**Supplied data**
* * * * * * * * *
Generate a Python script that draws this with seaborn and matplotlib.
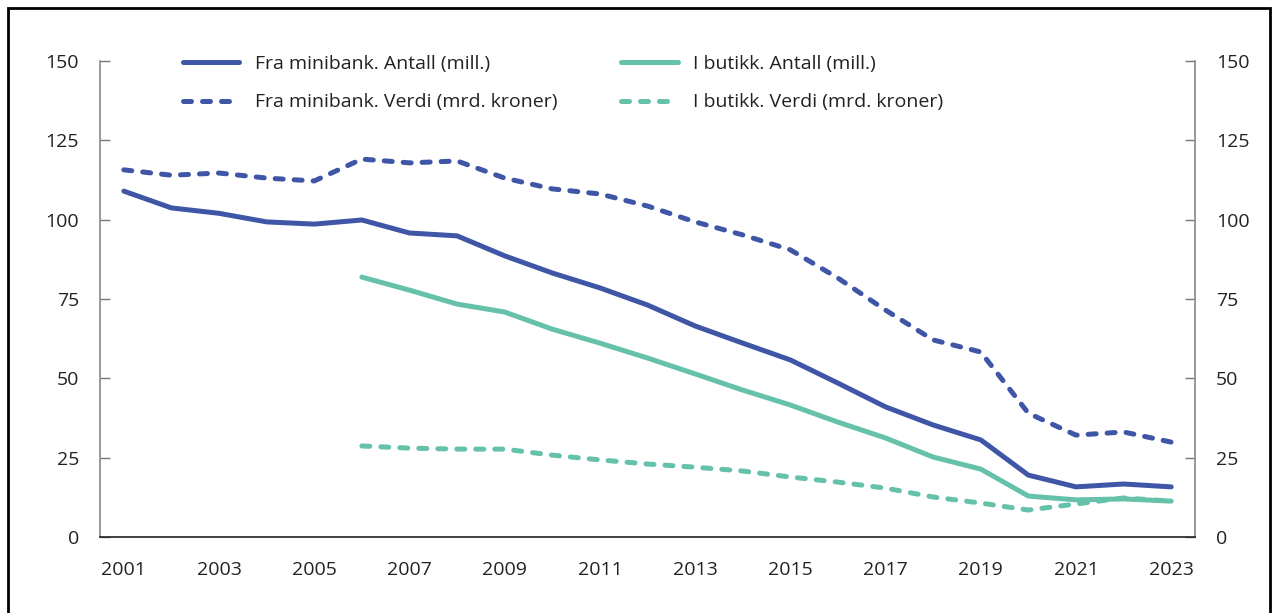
import pandas as pd
import numpy as np
import matplotlib
matplotlib.use("Agg")
import matplotlib.pyplot as plt
import seaborn as sns
from matplotlib.patches import Rectangle
from matplotlib.lines import Line2D

# Data
years = list(range(2001, 2024))
minibank_antall = [109.0, 103.7, 102.0, 99.3, 98.6, 99.9, 95.8, 94.9, 88.6, 83.2, 78.5, 73.1,
                   66.5, 61.1, 55.8, 48.5, 41.0, 35.3, 30.6, 19.5, 15.8, 16.7, 15.8]
minibank_verdi = [115.7, 114.0, 114.7, 113.1, 112.2, 119.1, 117.9, 118.5, 113.1, 109.7, 108.1, 104.3,
                  99.3, 95.2, 90.5, 81.6, 71.5, 62.1, 58.3, 39.0, 32.1, 33.1, 29.9]
butikk_years = list(range(2006, 2024))
butikk_antall = [81.9, 77.8, 73.4, 70.9, 65.5, 61.1, 56.4, 51.4, 46.3, 41.6, 36.2, 31.2,
                 25.2, 21.4, 12.9, 11.7, 12.0, 11.3]
butikk_verdi = [28.7, 28.0, 27.7, 27.7, 25.8, 24.3, 23.0, 22.0, 20.8, 18.9, 17.3, 15.4,
                12.6, 10.7, 8.5, 10.4, 12.3, 11.3]

labels = ["Fra minibank. Antall (mill.)", "I butikk. Antall (mill.)",
          "Fra minibank. Verdi (mrd. kroner)", "I butikk. Verdi (mrd. kroner)"]
blue = "#3f56a6"
teal = "#65c1aa"

sns.set_style("white")
plt.rcParams["font.family"] = ["Open Sans", "DejaVu Sans"]
fs = 14

fig = plt.figure(figsize=(12.73, 6.13), dpi=100)
ax = fig.add_axes([100 / 1273, 1 - 537 / 613, 1095 / 1273, 476 / 613])

lw = 3.6
dash = (1.6, 2.2)
series = [
    (years, minibank_antall, blue, None),
    (years, minibank_verdi, blue, dash),
    (butikk_years, butikk_antall, teal, None),
    (butikk_years, butikk_verdi, teal, dash),
]
for xs, ys, col, ds in series:
    d = pd.DataFrame({"year": xs, "value": ys})
    sns.lineplot(data=d, x="year", y="value", ax=ax, color=col, linewidth=lw)
    line = ax.lines[-1]
    line.set_solid_capstyle("round")
    line.set_dash_capstyle("round")
    line.set_solid_joinstyle("round")
    if ds is not None:
        line.set_dashes(ds)

ax.set_xlim(2000.5, 2023.5)
ax.set_ylim(0, 150)
ax.set_xlabel("")
ax.set_ylabel("")

# x axis: ticks between years, labels every second year
ax.set_xticks(years[::2])
ax.set_xticks(np.arange(2000.5, 2024, 1.0), minor=True)
ax.tick_params(axis="x", which="major", length=0, pad=17, labelsize=fs, colors="#222222")
ax.tick_params(axis="x", which="minor", length=7, direction="in", color="#555555", width=1)

yt = [0, 25, 50, 75, 100, 125, 150]
ax.set_yticks(yt)
ax.tick_params(axis="y", which="major", length=7, direction="in", color="#777777", width=1,
               labelsize=fs, colors="#222222", pad=15, left=True, right=True,
               labelleft=True, labelright=True)

ax.spines["top"].set_visible(False)
for s in ["left", "right"]:
    ax.spines[s].set_color("#888888")
    ax.spines[s].set_linewidth(1.2)
ax.spines["bottom"].set_color("#222222")
ax.spines["bottom"].set_linewidth(1.2)
ax.grid(False)

handles = [
    Line2D([], [], color=blue, lw=lw, solid_capstyle="round"),
    Line2D([], [], color=teal, lw=lw, solid_capstyle="round"),
    Line2D([], [], color=blue, lw=lw, dashes=dash, dash_capstyle="round"),
    Line2D([], [], color=teal, lw=lw, dashes=dash, dash_capstyle="round"),
]
# column 1 holds minibank, column 2 holds butikk
leg = ax.legend([handles[0], handles[2], handles[1], handles[3]],
                [labels[0], labels[2], labels[1], labels[3]],
                ncol=2, frameon=False, loc="upper left",
                bbox_to_anchor=(83 / 1095, (537 - 55) / 476), borderaxespad=0,
                borderpad=0, handlelength=2.9, handletextpad=0.8,
                columnspacing=3.28, labelspacing=1.05, fontsize=fs)
for t in leg.get_texts():
    t.set_color("#222222")

# outer frame
fig.patches.append(Rectangle((8 / 1273, -0.1), 1262 / 1273, 1.1 - 8 / 613,
                             transform=fig.transFigure, fill=False,
                             edgecolor="black", linewidth=2))

fig.savefig("out.png", dpi=100)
* * * * * * * * *
**Instructions for the task**
Every line holding "matplotlib" should be copied out.

**Response**
Generate a Python script that draws this with seaborn and matplotlib.
import matplotlib
matplotlib.use("Agg")
import matplotlib.pyplot as plt
from matplotlib.patches import Rectangle
from matplotlib.lines import Line2D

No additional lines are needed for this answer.